A lake the plateau forgot
We came over a low rise and there it was: a sheet of dark, perfectly still water held in a bowl of jagged limestone karst, the kind of dramatic grey stone you associate with the south of Laos, here surfacing improbably in the cool northern highlands. The lake is small enough to take in at a single glance and deep enough to look bottomless, and on the morning we arrived a low mist sat on the surface and slowly burned off as the sun climbed over the karst. There were no tour buses. There was a man fishing from a narrow wooden canoe, a few ducks, and the particular silence of a place that nobody has decided to monetise yet.

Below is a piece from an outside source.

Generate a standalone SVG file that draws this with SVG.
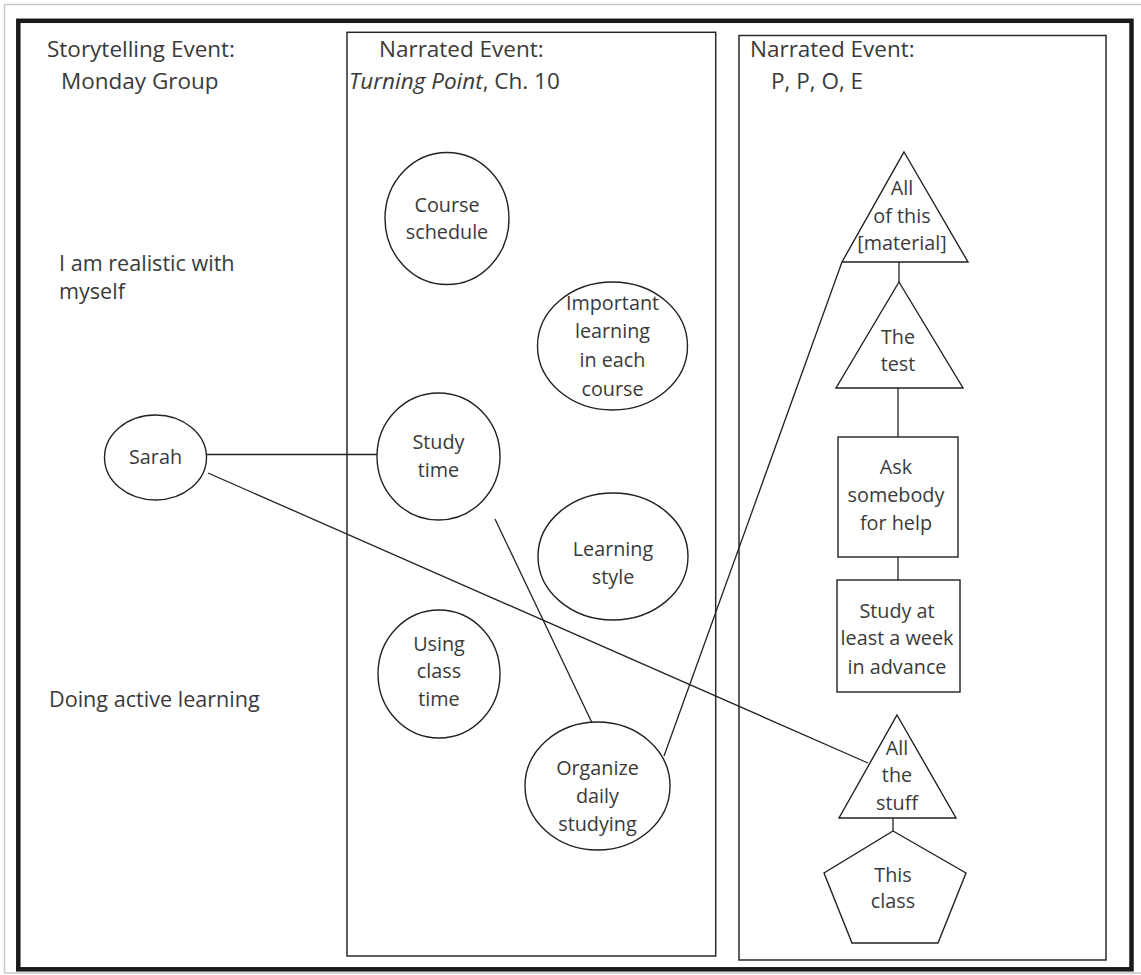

A path runs partway around the shore and there are a couple of small open-sided shelters where Lao families come at weekends to picnic and swim. We had it almost to ourselves on a weekday. Lia waded in off a flat rock, declared the water surprisingly warm near the surface and brutally cold below, and swam out toward the middle while I sat on the bank being sensible and watching the karst reflections shiver where she’d disturbed them. There is a local legend attached to the lake, as there always is — something about a serpent, or a flooded village, the details depending on who’s telling it — but the man with the canoe just shrugged when I asked, which felt like the more honest answer.
The drive out
Getting there is half the experience. The road from Phonsavan toward Muang Kham runs through rolling highland country, pine ridges and terraced fields and small Hmong and Khmu villages where children wave at any passing vehicle out of sheer novelty. We stopped at a roadside stall for grilled river fish and sticky rice eaten with our fingers, and a thermos of bitter green tea that the owner refused to charge us for. This is the Xieng Khouang I hadn’t expected — not the bomb craters, but the slow, green, almost gentle highland life going on quietly above them.

Nong Tang doesn’t undo the weight of the plateau’s history, and I wouldn’t want it to. But it sits there as a reminder that the same land that holds all that damage also holds this — a quiet, beautiful, completely unbothered lake — and that both things are true at once.
When to go: November through February, the cool dry season, when the karst is sharp against clear skies and the mornings carry mist. It’s a roughly hour-and-a-half drive from Phonsavan toward Muang Kham; rent a motorbike or hire a driver for the day, and combine it with the hot springs nearby. Go on a weekday for the lake to yourself.